In seeking to advance the shared objective of both countries to combat all forms of discrimination, the Participants also underscored the importance of safeguarding individuals who experience discrimination due to their sexual orientation. The participants expressed intent to continue collaborating to advance the human rights of Lesbian, Gay, Bisexual & Transgender (LGBT) persons within the international community and within international organizations.
The Participants welcomed the creation of a working group to discuss the implementation, both in Brazil and in the United States, of the 1980 Hague Convention on Civil Aspects of International Child Abduction, and took note of the results of the bilateral meetings held in Brasilia on May 18- 19, 2011.
They noted the increasing flow of travelers between the United States and Brazil, and decided to work together to facilitate this flow.
They took note of the upcoming Political-Military Talks, to be held in Brasilia on June, 3, 2011, during which Brazil and United States will strengthen their dialogue on bilateral and regional issues regarding defense and security.
The Participants reaffirmed their shared objective to promote and protect democracy in the Americas.

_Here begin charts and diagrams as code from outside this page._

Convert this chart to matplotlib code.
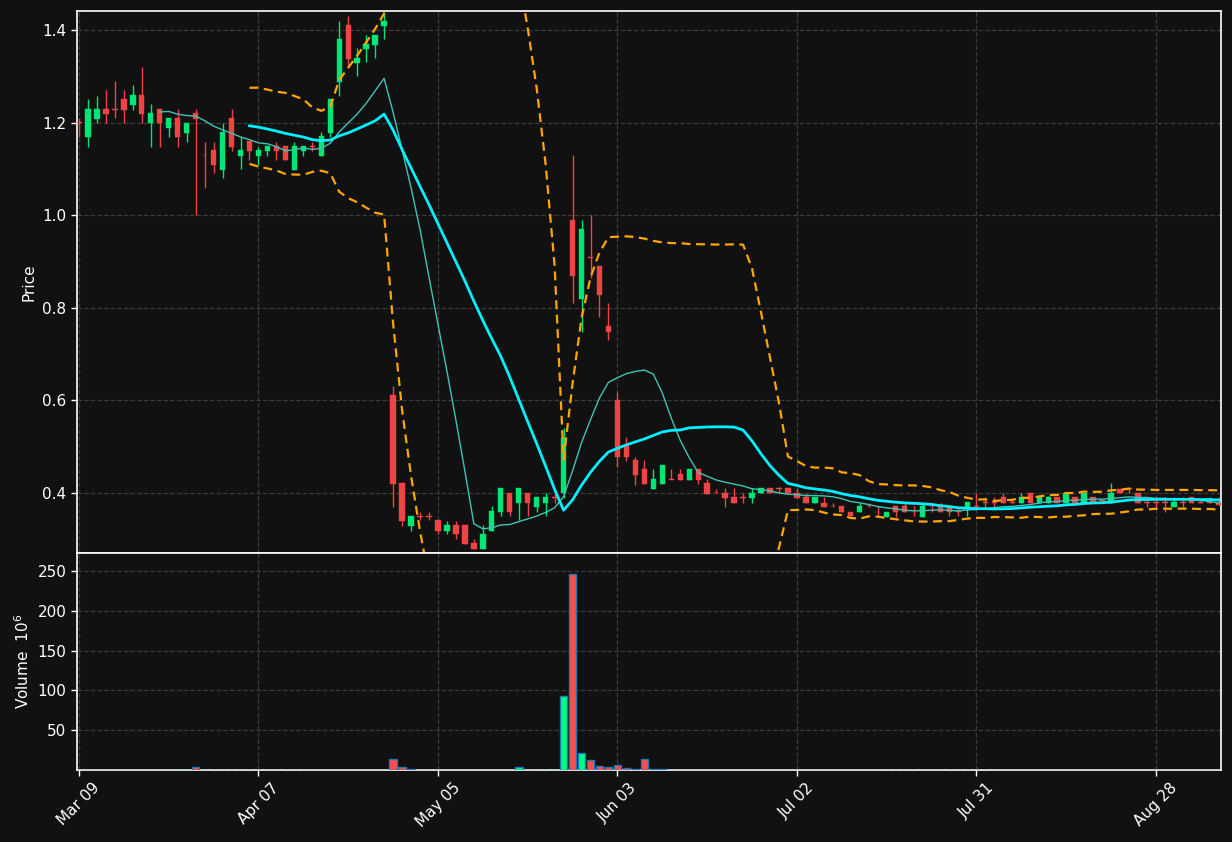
import numpy as np
import pandas as pd
import matplotlib
matplotlib.use("Agg")
import matplotlib.pyplot as plt

# ---------------- data ----------------
opens = [1.201, 1.169, 1.208, 1.229, 1.230, 1.251, 1.238, 1.260, 1.199, 1.229,
         1.188, 1.210, 1.178, 1.221, 1.131, 1.141, 1.098, 1.210, 1.128, 1.160,
         1.128, 1.139, 1.149, 1.149, 1.098, 1.139, 1.150, 1.128, 1.178, 1.288,
         1.411, 1.329, 1.359, 1.368, 1.409, 0.612, 0.422, 0.329, 0.351, 0.351,
         0.342, 0.318, 0.331, 0.331, 0.292, 0.279, 0.318, 0.359, 0.400, 0.378,
         0.400, 0.370, 0.378, 0.392, 0.400, 0.990, 0.820, 0.910, 0.890, 0.761,
         0.601, 0.502, 0.471, 0.452, 0.409, 0.420, 0.431, 0.441, 0.428, 0.452,
         0.422, 0.401, 0.400, 0.391, 0.392, 0.389, 0.400, 0.411, 0.411, 0.411,
         0.400, 0.391, 0.378, 0.378, 0.373, 0.372, 0.359, 0.359, 0.373, 0.360,
         0.348, 0.372, 0.372, 0.360, 0.348, 0.373, 0.372, 0.370, 0.361, 0.370,
         0.371, 0.381, 0.381, 0.391, 0.381, 0.378, 0.400, 0.378, 0.378, 0.391,
         0.378, 0.391, 0.378, 0.391, 0.384, 0.378, 0.409, 0.410, 0.400, 0.381,
         0.381, 0.381, 0.370, 0.381, 0.391, 0.381, 0.381, 0.379]
highs = [1.210, 1.251, 1.257, 1.270, 1.290, 1.270, 1.281, 1.320, 1.240, 1.229,
         1.210, 1.229, 1.200, 1.229, 1.158, 1.158, 1.199, 1.229, 1.169, 1.160,
         1.147, 1.149, 1.158, 1.149, 1.158, 1.149, 1.158, 1.180, 1.251, 1.419,
         1.430, 1.361, 1.389, 1.389, 1.437, 0.631, 0.422, 0.350, 0.359, 0.359,
         0.342, 0.340, 0.340, 0.331, 0.301, 0.331, 0.372, 0.411, 0.400, 0.411,
         0.400, 0.391, 0.400, 0.402, 0.540, 1.130, 0.990, 1.000, 0.890, 0.810,
         0.619, 0.521, 0.478, 0.471, 0.452, 0.460, 0.452, 0.452, 0.452, 0.452,
         0.430, 0.409, 0.411, 0.411, 0.400, 0.411, 0.411, 0.411, 0.412, 0.411,
         0.411, 0.400, 0.391, 0.391, 0.378, 0.372, 0.359, 0.378, 0.378, 0.372,
         0.359, 0.372, 0.378, 0.372, 0.378, 0.378, 0.378, 0.370, 0.370, 0.380,
         0.400, 0.391, 0.391, 0.400, 0.385, 0.400, 0.400, 0.391, 0.393, 0.391,
         0.400, 0.391, 0.400, 0.391, 0.386, 0.422, 0.409, 0.410, 0.400, 0.386,
         0.391, 0.391, 0.391, 0.391, 0.391, 0.385, 0.391, 0.391]
lows = [1.169, 1.147, 1.200, 1.200, 1.210, 1.200, 1.227, 1.200, 1.147, 1.147,
        1.169, 1.147, 1.158, 1.000, 1.059, 1.091, 1.080, 1.139, 1.100, 1.119,
        1.108, 1.128, 1.119, 1.119, 1.098, 1.128, 1.139, 1.128, 1.169, 1.257,
        1.320, 1.301, 1.331, 1.340, 1.381, 0.370, 0.329, 0.318, 0.342, 0.342,
        0.311, 0.311, 0.301, 0.290, 0.279, 0.279, 0.318, 0.350, 0.350, 0.342,
        0.350, 0.359, 0.350, 0.378, 0.390, 0.810, 0.748, 0.864, 0.780, 0.730,
        0.457, 0.469, 0.418, 0.420, 0.409, 0.420, 0.430, 0.428, 0.428, 0.420,
        0.398, 0.399, 0.370, 0.378, 0.378, 0.378, 0.400, 0.400, 0.400, 0.400,
        0.389, 0.378, 0.378, 0.370, 0.370, 0.359, 0.350, 0.359, 0.370, 0.350,
        0.348, 0.348, 0.359, 0.350, 0.348, 0.359, 0.359, 0.350, 0.350, 0.350,
        0.363, 0.370, 0.370, 0.378, 0.378, 0.378, 0.378, 0.378, 0.378, 0.378,
        0.378, 0.378, 0.378, 0.380, 0.380, 0.378, 0.400, 0.400, 0.378, 0.370,
        0.370, 0.360, 0.370, 0.370, 0.378, 0.378, 0.378, 0.374]
closes = [1.199, 1.229, 1.229, 1.219, 1.228, 1.227, 1.260, 1.219, 1.221, 1.199,
          1.210, 1.169, 1.200, 1.208, 1.129, 1.108, 1.180, 1.147, 1.141, 1.139,
          1.141, 1.149, 1.139, 1.119, 1.149, 1.149, 1.148, 1.171, 1.251, 1.381,
          1.337, 1.340, 1.370, 1.389, 1.419, 0.420, 0.340, 0.350, 0.349, 0.349,
          0.318, 0.331, 0.311, 0.290, 0.279, 0.311, 0.361, 0.411, 0.359, 0.411,
          0.378, 0.391, 0.391, 0.390, 0.518, 0.869, 0.970, 0.908, 0.828, 0.748,
          0.478, 0.478, 0.439, 0.420, 0.430, 0.460, 0.429, 0.428, 0.452, 0.428,
          0.398, 0.399, 0.390, 0.378, 0.390, 0.400, 0.411, 0.400, 0.409, 0.400,
          0.389, 0.378, 0.391, 0.370, 0.371, 0.359, 0.350, 0.372, 0.371, 0.358,
          0.359, 0.359, 0.359, 0.358, 0.372, 0.371, 0.359, 0.359, 0.359, 0.380,
          0.369, 0.379, 0.379, 0.378, 0.379, 0.391, 0.378, 0.391, 0.391, 0.378,
          0.400, 0.378, 0.400, 0.380, 0.382, 0.400, 0.400, 0.408, 0.378, 0.379,
          0.379, 0.379, 0.380, 0.379, 0.378, 0.379, 0.379, 0.374]
# volume in millions
volumes = [0.15] * 128
volumes[13] = 3.3
volumes[35] = 14.0
volumes[36] = 3.3
volumes[37] = 0.9
volumes[40] = 0.6
volumes[45] = 0.5
volumes[46] = 0.5
volumes[47] = 0.5
volumes[49] = 3.3
volumes[54] = 92.9
volumes[55] = 245.8
volumes[56] = 20.8
volumes[57] = 12.1
volumes[58] = 4.6
volumes[59] = 3.3
volumes[60] = 5.8
volumes[61] = 2.1
volumes[62] = 0.8
volumes[63] = 13.3
volumes[64] = 0.8
volumes[65] = 0.8
volumes[69] = 0.6

tick_positions = [0, 20, 40, 60, 80, 100, 120]
tick_labels = ["Mar 09", "Apr 07", "May 05", "Jun 03", "Jul 02", "Jul 31", "Aug 28"]

# ---------------- styling ----------------
BG = "#111111"
UP = "#00e676"
DOWN = "#ef4444"
VUP = "#00ff80"
VDOWN = "#ff4d4d"
GRID = "#3a3a3a"

df = pd.DataFrame({"Open": opens, "High": highs, "Low": lows,
                   "Close": closes, "Volume": volumes})
x = np.arange(len(df))
up = df["Close"] >= df["Open"]
cols = np.where(up, UP, DOWN)
vcols = np.where(up, VUP, VDOWN)

ma10 = df["Close"].rolling(10).mean()
ma20 = df["Close"].rolling(20).mean()
sd20 = df["Close"].rolling(20).std()
bb_up = ma20 + 2 * sd20
bb_lo = ma20 - 2 * sd20

fig = plt.figure(figsize=(12.32, 8.42), dpi=100, facecolor=BG)
L, W = 77 / 1232, (1220.5 - 77) / 1232
ax = fig.add_axes([L, 1 - 553 / 842, W, (553 - 11) / 842])
axv = fig.add_axes([L, 1 - 770 / 842, W, (770 - 553) / 842], sharex=ax)

for a in (ax, axv):
    a.set_facecolor(BG)
    for s in a.spines.values():
        s.set_color("white")
        s.set_linewidth(1.2)
    a.tick_params(colors="white", labelsize=11, length=4, width=1)
    a.grid(True, color=GRID, linestyle="--", linewidth=0.9)
    a.set_axisbelow(True)

# candles
ax.vlines(x, df["Low"], df["High"], colors=cols, linewidth=1.0, zorder=2)
body_bottom = np.minimum(df["Open"], df["Close"])
body_h = np.maximum(np.abs(df["Close"] - df["Open"]), 0.0018)
ax.bar(x, body_h, bottom=body_bottom, width=0.6, color=cols,
       edgecolor=cols, linewidth=0.3, zorder=3)

# moving averages and bands
ax.plot(x, ma10, color="#3fc4b5", linewidth=1.0, zorder=4)
ax.plot(x, ma20, color="#00f0ff", linewidth=2.0, zorder=4)
ax.plot(x, bb_up, color="#ffa500", linewidth=1.6, linestyle=(0, (4, 2.5)), zorder=4)
ax.plot(x, bb_lo, color="#ffa500", linewidth=1.6, linestyle=(0, (4, 2.5)), zorder=4)

ax.set_ylim(0.2705, 1.441)
ax.set_xlim(-0.22, 127.2)
ax.set_yticks([0.4, 0.6, 0.8, 1.0, 1.2, 1.4])
ax.set_yticklabels(["0.4", "0.6", "0.8", "1.0", "1.2", "1.4"])
ax.set_ylabel("Price", color="white", fontsize=11)
ax.tick_params(axis="x", labelbottom=False, length=0)

# volume
axv.bar(x, df["Volume"], width=0.85, color=vcols, edgecolor="#1f77b4",
        linewidth=1.0, zorder=3)
axv.set_ylim(0, 272.5)
axv.set_yticks([50, 100, 150, 200, 250])
axv.set_ylabel("Volume  $10^6$", color="white", fontsize=11)
axv.set_xticks(tick_positions)
axv.set_xticklabels(tick_labels, rotation=45, ha="center")
ax.set_xticks(tick_positions)

fig.savefig("out.png", dpi=100, facecolor=BG)
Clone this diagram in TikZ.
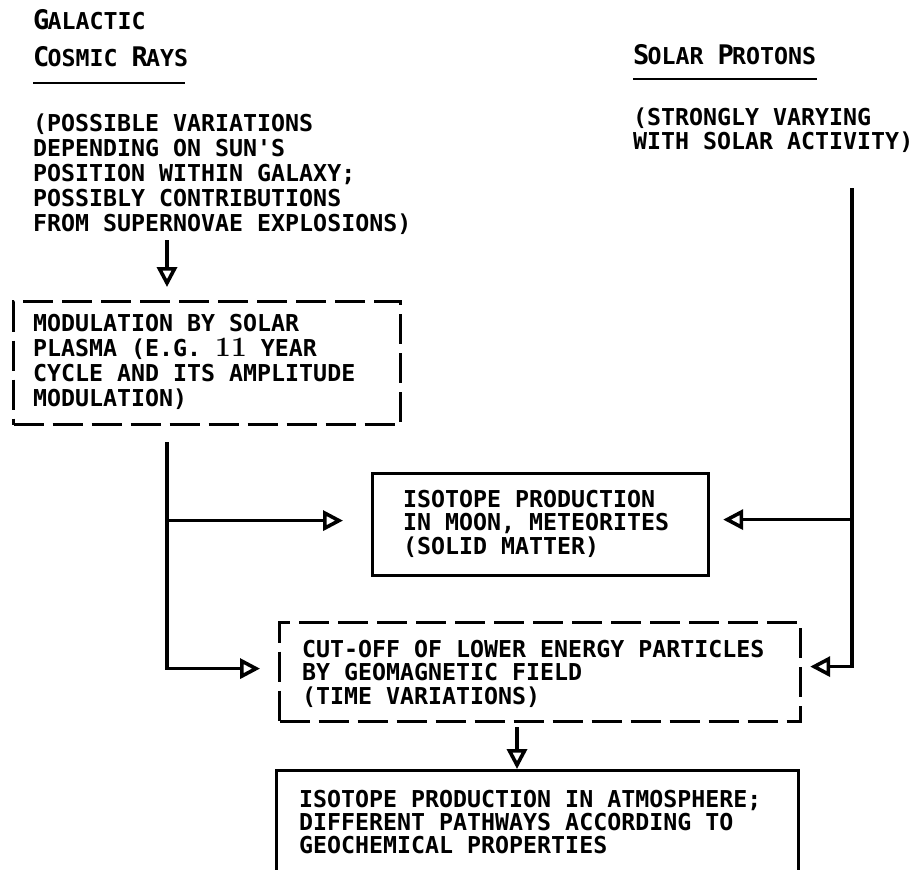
\documentclass[tikz,border=0pt]{standalone}
\usepackage{fontspec}
\usetikzlibrary{arrows.meta}
\newfontfamily\mono{DejaVu Sans Mono}
\newcommand\capinit[1]{\makebox[14.5pt][l]{\fontsize{27}{27}\selectfont #1}}
\newcommand\serifnum[1]{{\rmfamily\bfseries\fontsize{28}{28}\selectfont #1}}
\begin{document}
\begin{tikzpicture}[x=1pt,y=-1pt,
  txt/.style={font={\mono\bfseries\fontsize{23.26}{#1}\selectfont}, inner sep=0pt, anchor=base west, align=left},
  txt/.default=25,
  boxbase/.style={draw, line width=3.2pt, anchor=north west, inner sep=0pt},
  solidbox/.style={boxbase},
  dashbox/.style={boxbase, dash pattern=on 30pt off 9pt},
  conn/.style={line width=3.2pt, line join=miter},
  arr/.style={conn, -{Triangle[open,length=20pt,width=20pt,line width=3.6pt]}},
  uline/.style={line width=2.4pt}]
\path[use as bounding box, clip] (0,0) rectangle (914,870);

% headings
\node[txt] (gal1) at (33,29) {\capinit{G}ALACTIC};
\node[txt] (gal2) at (33,66) {\capinit{C}OSMIC \capinit{R}AYS};
\draw[uline] ([yshift=-17pt]gal2.base west) -- ++(152,0);
\node[txt] (sol) at (633,64) {\capinit{S}OLAR \capinit{P}ROTONS};
\draw[uline] ([yshift=-15pt]sol.base west) -- ++(184,0);

% descriptive texts (anchor = baseline of last line)
\node[txt] (gcr) at (33,231) {(POSSIBLE VARIATIONS\\DEPENDING ON SUN'S\\POSITION WITHIN GALAXY;\\POSSIBLY CONTRIBUTIONS\\FROM SUPERNOVAE EXPLOSIONS)};
\node[txt=24] (sp) at (633,149) {(STRONGLY VARYING\\WITH SOLAR ACTIVITY)};

% boxes
\node[dashbox, minimum width=387pt, minimum height=123pt] (mod) at (12,300) {};
\node[txt] (modt) at (33,406) {MODULATION BY SOLAR\\PLASMA (E.G. \serifnum{11} YEAR\\CYCLE AND ITS AMPLITUDE\\MODULATION)};

\node[solidbox, minimum width=336pt, minimum height=102pt] (moon) at (371,472) {};
\node[txt=23.5] (moont) at (403,554) {ISOTOPE PRODUCTION\\IN MOON, METEORITES\\(SOLID MATTER)};

\node[dashbox, minimum width=521pt, minimum height=99pt] (cut) at (278,621) {};
\node[txt=23.5] (cutt) at (302,704) {CUT-OFF OF LOWER ENERGY PARTICLES\\BY GEOMAGNETIC FIELD\\(TIME VARIATIONS)};

\node[solidbox, minimum width=522pt, minimum height=200pt] (bot) at (275,769) {};
\node[txt=23] (bott) at (299,853) {ISOTOPE PRODUCTION IN ATMOSPHERE;\\DIFFERENT PATHWAYS ACCORDING TO\\GEOCHEMICAL PROPERTIES};

% connectors
\coordinate (a1) at (167,240);
\draw[arr] (a1) -- ([yshift=13pt]mod.north -| a1);

\coordinate (t0) at (167,442);
\draw[arr] (t0) |- ([xshift=-18pt,yshift=3.5pt]cut.west);
\draw[arr] ([yshift=4pt]moon.west -| t0) -- ([xshift=-28pt,yshift=4pt]moon.west);

\coordinate (r0) at (852,188);
\draw[arr] (r0) |- ([xshift=8pt,yshift=5.5pt]cut.east);
\draw[arr] ([yshift=5pt]moon.east -| r0) -- ([xshift=13pt,yshift=5pt]moon.east);

\coordinate (b0) at (517,727);
\draw[arr] (b0) -- (b0 |- bot.north);
\end{tikzpicture}
\end{document}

They acknowledged the success of presidential elections held in Haiti last March and noted with satisfaction the inauguration of President Michel Joseph Martelly in May 2011. They reaffirmed the intention of both countries to work to facilitate market access for products originated in Haiti. Minister Patriota reiterated that Brazil intends to extend a preferential trade program to that country similar to the U.S. Haiti Economic Lift Program (HELP) act.
The Participants welcomed the return of Honduras to the Organization of American States (OAS). They stressed the need to make the Inter-American System more transparent and efficient, and to strengthen and streamline the relationship among the Summit of the Americas, the OAS, and other institutions of the system.
The Participants affirmed the valuable contributions towards democracy, peace, cooperation, security and development made by regional and sub-regional integration efforts and agreements, including the Union of South American Nations (UNASUL) and noted the value of dialogue between UNASUL and the United States.
The Participants decided to continue discussions on democracy, development, peace, security, and other shared priorities in Africa and the Middle East.
The participants stressed the need to further cooperate on counternarcotics efforts and combating transnational crime.
The Participants exchanged views on disarmament, nonproliferation and peaceful uses of nuclear energy. Both sides look forward to discussing these issues more in the coming months.
Both countries discussed important issues and cooperation in the UN Security Council, including conflict-affected areas around the world and the UN peacekeeping mission in Haiti (MINUSTAH).